Rags to Rights: Reforming Bangladesh’s Garment Sector

IDLO Director-General Irene Khan has spoken strongly in favor of incorporating gender concerns into any effort to reform Bangladesh’s weak labor safety culture. Speaking in Paris, at a panel discussion on Business and Human Rights hosted by the Organization for Economic Cooperation and Development (OECD), Ms. Khan noted that in Bangladesh’s accident-prone garment industry, four out of five employees were women.

“Theirs are the bodies pulled out of the rubble of collapsed factories,” she said. “But in management as in the unions, there are very few women indeed. Unless you engage women, very little progress will be made.”

Ms. Khan’s remarks – addressed to ministers, business and labor leaders, and delegates of international organizations– stem from close observation. A native of Bangladesh, she has just spent a week in Dhaka, meeting representatives of industry and staff, government and human rights officials, and prominent NGOs. In Paris, she conveyed what she said was a consensus among Bangladeshi stakeholders: international clothes brands and retailers must not abandon the country, with any pullout or consumer boycott likely to endanger many more livelihoods than it might hypothetically protect.

In this, D-G Khan found common ground with fellow panelist Dipu Moni, foreign minister of Bangladesh. Minister Moni gave assurances that her government knew what it had to do and was doing it. Central to this effort, she said, was an amended Labor Law. Due to be passed within days, it toughens regulations and the factory inspection regime.

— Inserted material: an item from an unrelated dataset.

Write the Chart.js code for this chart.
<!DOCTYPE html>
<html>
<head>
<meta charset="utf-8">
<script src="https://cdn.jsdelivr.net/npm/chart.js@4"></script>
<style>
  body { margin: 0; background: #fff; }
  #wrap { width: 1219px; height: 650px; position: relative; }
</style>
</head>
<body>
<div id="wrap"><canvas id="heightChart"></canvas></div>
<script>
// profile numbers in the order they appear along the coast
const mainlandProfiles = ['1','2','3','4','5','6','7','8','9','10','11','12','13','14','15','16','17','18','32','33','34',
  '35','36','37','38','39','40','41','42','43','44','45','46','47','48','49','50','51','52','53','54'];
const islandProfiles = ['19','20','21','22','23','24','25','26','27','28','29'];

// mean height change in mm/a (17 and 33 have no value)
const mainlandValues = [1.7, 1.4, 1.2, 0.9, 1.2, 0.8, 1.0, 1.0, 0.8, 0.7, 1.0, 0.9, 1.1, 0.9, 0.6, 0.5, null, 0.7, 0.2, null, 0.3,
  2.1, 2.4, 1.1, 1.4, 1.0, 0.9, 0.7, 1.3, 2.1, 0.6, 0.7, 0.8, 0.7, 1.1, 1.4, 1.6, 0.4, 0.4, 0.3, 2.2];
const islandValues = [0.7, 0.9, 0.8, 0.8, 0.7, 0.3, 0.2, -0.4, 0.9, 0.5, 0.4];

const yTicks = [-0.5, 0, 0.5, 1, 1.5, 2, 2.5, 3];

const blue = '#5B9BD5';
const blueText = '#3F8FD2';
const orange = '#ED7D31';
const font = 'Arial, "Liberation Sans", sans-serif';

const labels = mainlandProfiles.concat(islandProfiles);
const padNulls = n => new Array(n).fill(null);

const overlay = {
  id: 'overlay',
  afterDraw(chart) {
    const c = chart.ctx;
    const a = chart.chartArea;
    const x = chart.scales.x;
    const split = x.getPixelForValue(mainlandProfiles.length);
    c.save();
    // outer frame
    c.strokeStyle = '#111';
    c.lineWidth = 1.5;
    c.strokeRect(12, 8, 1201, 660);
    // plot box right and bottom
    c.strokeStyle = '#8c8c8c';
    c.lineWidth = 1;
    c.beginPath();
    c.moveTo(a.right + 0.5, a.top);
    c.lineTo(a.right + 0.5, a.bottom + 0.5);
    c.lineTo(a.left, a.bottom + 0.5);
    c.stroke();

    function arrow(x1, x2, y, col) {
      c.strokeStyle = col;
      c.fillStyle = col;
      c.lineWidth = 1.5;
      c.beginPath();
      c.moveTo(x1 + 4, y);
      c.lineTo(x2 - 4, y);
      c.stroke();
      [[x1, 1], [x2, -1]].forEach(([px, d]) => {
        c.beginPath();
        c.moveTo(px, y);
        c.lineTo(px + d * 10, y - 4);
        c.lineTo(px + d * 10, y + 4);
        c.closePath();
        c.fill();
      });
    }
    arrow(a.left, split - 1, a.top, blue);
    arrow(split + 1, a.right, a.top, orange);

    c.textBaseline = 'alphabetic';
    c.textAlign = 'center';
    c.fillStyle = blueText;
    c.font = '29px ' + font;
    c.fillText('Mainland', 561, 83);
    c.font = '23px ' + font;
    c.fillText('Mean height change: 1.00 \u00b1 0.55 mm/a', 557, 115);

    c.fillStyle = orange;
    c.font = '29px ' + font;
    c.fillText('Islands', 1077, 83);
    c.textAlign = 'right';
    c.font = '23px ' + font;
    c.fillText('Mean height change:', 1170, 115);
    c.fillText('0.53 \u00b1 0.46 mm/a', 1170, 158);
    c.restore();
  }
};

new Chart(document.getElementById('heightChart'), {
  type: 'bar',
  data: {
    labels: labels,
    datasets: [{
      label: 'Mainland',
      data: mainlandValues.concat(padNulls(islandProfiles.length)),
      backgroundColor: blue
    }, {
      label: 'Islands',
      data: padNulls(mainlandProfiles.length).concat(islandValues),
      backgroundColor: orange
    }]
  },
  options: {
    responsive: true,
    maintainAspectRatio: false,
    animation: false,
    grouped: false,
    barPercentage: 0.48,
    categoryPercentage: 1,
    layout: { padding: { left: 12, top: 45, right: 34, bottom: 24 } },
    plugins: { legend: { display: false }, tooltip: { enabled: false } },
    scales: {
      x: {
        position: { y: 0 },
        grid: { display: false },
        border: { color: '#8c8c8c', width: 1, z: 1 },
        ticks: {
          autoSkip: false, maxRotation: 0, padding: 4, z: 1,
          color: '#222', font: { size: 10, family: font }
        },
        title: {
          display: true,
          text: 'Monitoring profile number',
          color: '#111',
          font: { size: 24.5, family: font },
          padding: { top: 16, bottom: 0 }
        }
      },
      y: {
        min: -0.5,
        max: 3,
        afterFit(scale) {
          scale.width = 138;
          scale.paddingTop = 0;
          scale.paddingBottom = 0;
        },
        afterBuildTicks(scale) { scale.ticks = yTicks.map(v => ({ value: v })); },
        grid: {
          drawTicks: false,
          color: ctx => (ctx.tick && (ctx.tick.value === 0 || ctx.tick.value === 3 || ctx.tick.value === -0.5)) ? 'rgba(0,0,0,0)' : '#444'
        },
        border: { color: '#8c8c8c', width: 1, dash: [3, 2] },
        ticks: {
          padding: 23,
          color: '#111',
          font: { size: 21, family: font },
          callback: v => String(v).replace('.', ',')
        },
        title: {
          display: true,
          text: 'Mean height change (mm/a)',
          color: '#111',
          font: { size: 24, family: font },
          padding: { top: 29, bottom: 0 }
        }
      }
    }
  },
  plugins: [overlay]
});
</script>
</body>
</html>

Ms. Khan responded that while new laws were welcome, the key issue was enforcement. “We’re always fighting the last war,” she argued – a reference to the tendency to boost fire safety after a fire, and revamp the building code after a building collapse. What was needed was legislation that was actually applied, legal empowerment of women, improved rights across the board (including to organize labor unions), and trust-building measures between employers and employees.

D-G Khan argued for inclusive social approaches, beyond the narrow scope of legislative band-aids. “Institution-building, Ms. Khan concluded, “is the supply side of justice. It’s high time we paid attention to the demand side. And that means multi-stakeholder engagement.”